1. Finding The Right Spot
The first step to building a brick fire pit is finding the correct location. Your fire pit shouldn't be within 20 feet of a structure. It's also essential to ensure your fire pit isn't too close to a tree.
It would also be best to find a location that isn't prone to high winds. If the area you build your fire pit is in an area that funnels wind, it can be challenging to start a fire, or embers could be blown away and create a fire risk. Find a place where your home or a hill blocks part of the wind.
2. Choosing The Size
The size of your fire pit will determine how large of a fire you can contain and how many people can sit around it. While more enormous fire pits allow for more guests, they do have drawbacks. It will be harder to shelter your fire from wind in a large fire pit, and more bricks will be needed for construction.

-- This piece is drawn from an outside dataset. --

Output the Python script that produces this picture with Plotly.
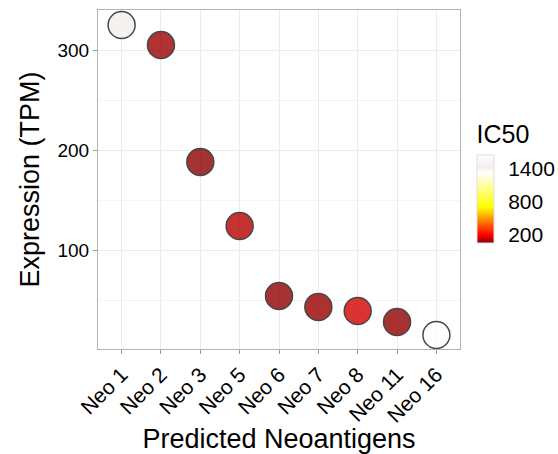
import plotly.graph_objects as go

categories = ["Neo 1", "Neo 2", "Neo 3", "Neo 5", "Neo 6", "Neo 7", "Neo 8", "Neo 11", "Neo 16"]
expression = [325, 305, 188, 124, 54, 43, 39, 28, 15]
ic50 = [1450, 65, 45, 100, 48, 58, 135, 52, 1660]
cbar_ticks = [200, 800, 1400]
y_ticks = [100, 200, 300]
y_minor = [50, 150, 250]

FONT = "Liberation Sans, Arial, sans-serif"

colorscale = [
    [0.0, "#8b0000"],
    [0.09, "#ff0000"],
    [0.41, "#ffff00"],
    [0.80, "#ffffff"],
    [0.86, "#f3eeee"],
    [1.0, "#ffffff"],
]

fig = go.Figure()
fig.add_trace(go.Scatter(
    x=categories, y=expression, mode="markers",
    marker=dict(
        size=27, color=ic50, colorscale=colorscale, cmin=42, cmax=1660,
        opacity=0.8,
        line=dict(color="#1a1a1a", width=1.5),
        colorbar=dict(
            title=dict(text="IC50", side="top", font=dict(size=25, color="black", family=FONT)),
            tickvals=cbar_ticks, ticktext=[str(v) for v in cbar_ticks],
            tickfont=dict(size=21, color="black", family=FONT),
            thicknessmode="pixels", thickness=17,
            lenmode="pixels", len=121,
            x=1.047, xanchor="left", xpad=0,
            y=0.3127, yanchor="bottom", ypad=0,
            outlinewidth=1, outlinecolor="#dddddd",
            ticks="outside", ticklen=10, tickcolor="rgba(0,0,0,0)",
        ),
    ),
    showlegend=False,
))

fig.update_layout(
    width=558, height=454,
    margin=dict(l=98, r=98, t=10, b=105, autoexpand=False),
    paper_bgcolor="white", plot_bgcolor="white",
    font=dict(family=FONT, color="black"),
)
fig.update_xaxes(
    range=[-0.6, 8.6], tickangle=-45, automargin=False,
    tickfont=dict(size=21, color="black"),
    title=dict(text="Predicted Neoantigens", font=dict(size=27, color="black"), standoff=6),
    showgrid=True, gridcolor="#ebebeb", gridwidth=1,
    ticks="outside", ticklen=4, tickcolor="#999999",
    showline=True, linecolor="#b3b3b3", mirror=True, linewidth=1,
    zeroline=False,
)
fig.update_yaxes(
    range=[1, 340], tickvals=y_ticks, automargin=False,
    tickfont=dict(size=19, color="black"),
    title=dict(text="Expression (TPM)", font=dict(size=27, color="black"), standoff=10),
    showgrid=True, gridcolor="#ebebeb", gridwidth=1,
    minor=dict(tickvals=y_minor, showgrid=True, gridcolor="#f5f5f5", ticks=""),
    ticks="outside", ticklen=4, tickcolor="#999999",
    showline=True, linecolor="#b3b3b3", mirror=True, linewidth=1,
    zeroline=False,
)

fig.write_html("out.html")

You will want to find a balance that allows enough people for your needs without sacrificing wind protection. The ideal size will be between three and six feet in diameter.
3. Prepping The Ground
To start construction, dig an eight-inch-deep circle into the ground where you want your fire pit. By digging into the ground, you will be able to stabilize the bottom layer of bricks while also increasing the fire's protection against wind.
Once the circle is dug, use a rake to level the ground as flat as possible. Next, walk in a circular motion around the inner edge of the circle to compact the soil. The ground must be flat and compact to ensure the bricks don't sink over time.
4. Laying The Brick
Once it's time to lay the bricks, you will want to choose the bricks for your fire pit. While nearly any bricks will work, it would be best to use retaining wall bricks. Retaining wall bricks have a groove on their backside that allows them to hold tight to one another.
Start by placing bricks around the edge of the circle to form the fire pit's base. You may need to make minor adjustments to the bricks to ensure they can fit properly.
Once the first layer is built, add another layer of bricks. The second layer of bricks should be off-centered from the first to give rigidity to your fire pit.
Keep adding layers around your fire pit until it is as tall as you'd like. It would be best to avoid making the walls too tall, as it can prevent oxygen from reaching the fire well. Once the wall is at your desired height, you are finished constructing your brick fire pit.
This article taught us that you could use play sand in a fire pit. We also learned about some alternatives to sand that don't retain water. Remember, there are many different types of fire pits, so choose the one that works best for you.